The Real-World Impact: Winners, Losers, and Market Dynamics
On paper, retail investors win. They get more shares. But the story is more nuanced.
For Retail Investors: Yes, your probability of getting an allocation increases. If a tranche grows from 10% to 50%, there are simply more shares to go around. However, the lottery effect intensifies. With massive oversubscription (e.g., 500x), even a 50% retail tranche means you might only get one or two lots if you're lucky. The clawback doesn't guarantee you'll get what you applied for; it just improves the odds from near-zero to slightly-better-than-near-zero for huge applications.
More importantly, it affects first-day trading. A larger retail tranche often means a more dramatic opening pop (if sentiment is positive) or a sharper sell-off (if it's negative). Retail investors are more likely to take quick profits.
For Institutional Investors: They lose allocation. A fund manager counting on a 2% stake might see it reduced to 1.2% after a maximum clawback. This can be frustrating, especially for long-term anchor investors. To compensate, they might be more aggressive in buying shares in the secondary market immediately after listing, which can further fuel price rises.

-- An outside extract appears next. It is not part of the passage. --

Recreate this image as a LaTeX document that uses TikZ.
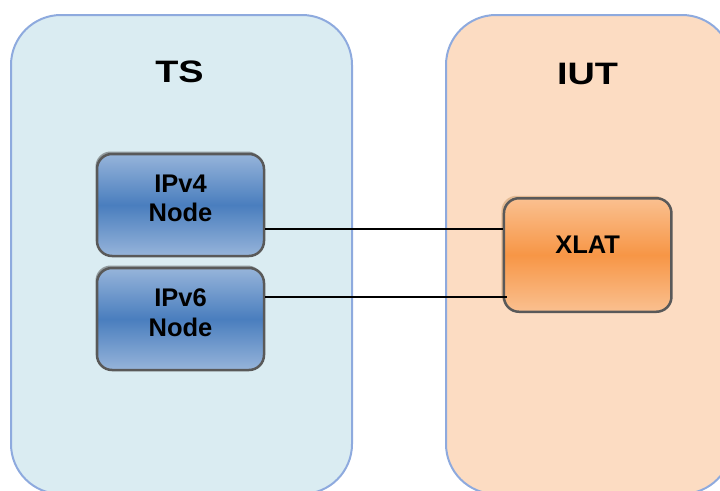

For the Issuing Company: The clawback creates a dilemma. A max clawback (50/50 split) is a great PR story—"so popular with the people!" But it also means half the shares are now in potentially less stable hands. The company might prefer a more stable, institutional-heavy register. However, they have no control over the clawback once the thresholds are set; it's automatic.
Strategic Implications for Investors and Issuers
Investor Strategy Around the Clawback
Don't just apply blindly. Use the clawback framework to inform your actions.
During Subscription: Watch for broker estimates of oversubscription. If early signs point to 15x-50x, expect a 30% retail tranche. If buzz suggests 100x+, plan for a 50% tranche. This can help you gauge your realistic allocation size.
Post-Allocation, Pre-Trading: If you get shares and the clawback was triggered to the max (50/50), be prepared for a wilder first-day ride. Have your profit-taking and stop-loss levels set in advance. The sentiment will be driven heavily by retail flows.
A Counter-Intuitive Tip: Sometimes, the "best" IPOs to get into are those with strong but not extreme retail demand (e.g., triggering the 30% tranche). You get a decent shot at allocation, and the post-listing volatility might be slightly more tempered by the larger institutional presence, allowing for a steadier upward trend.
Issuer Considerations
For companies planning a Hong Kong IPO, structuring the offering requires thinking about the clawback. Setting the initial retail tranche size (5%, 10%) is a strategic choice based on desired investor mix and expected demand. Engaging with a wide range of retail brokers during the marketing can help gauge and potentially manage retail demand to avoid unwanted volatility from an extreme clawback scenario.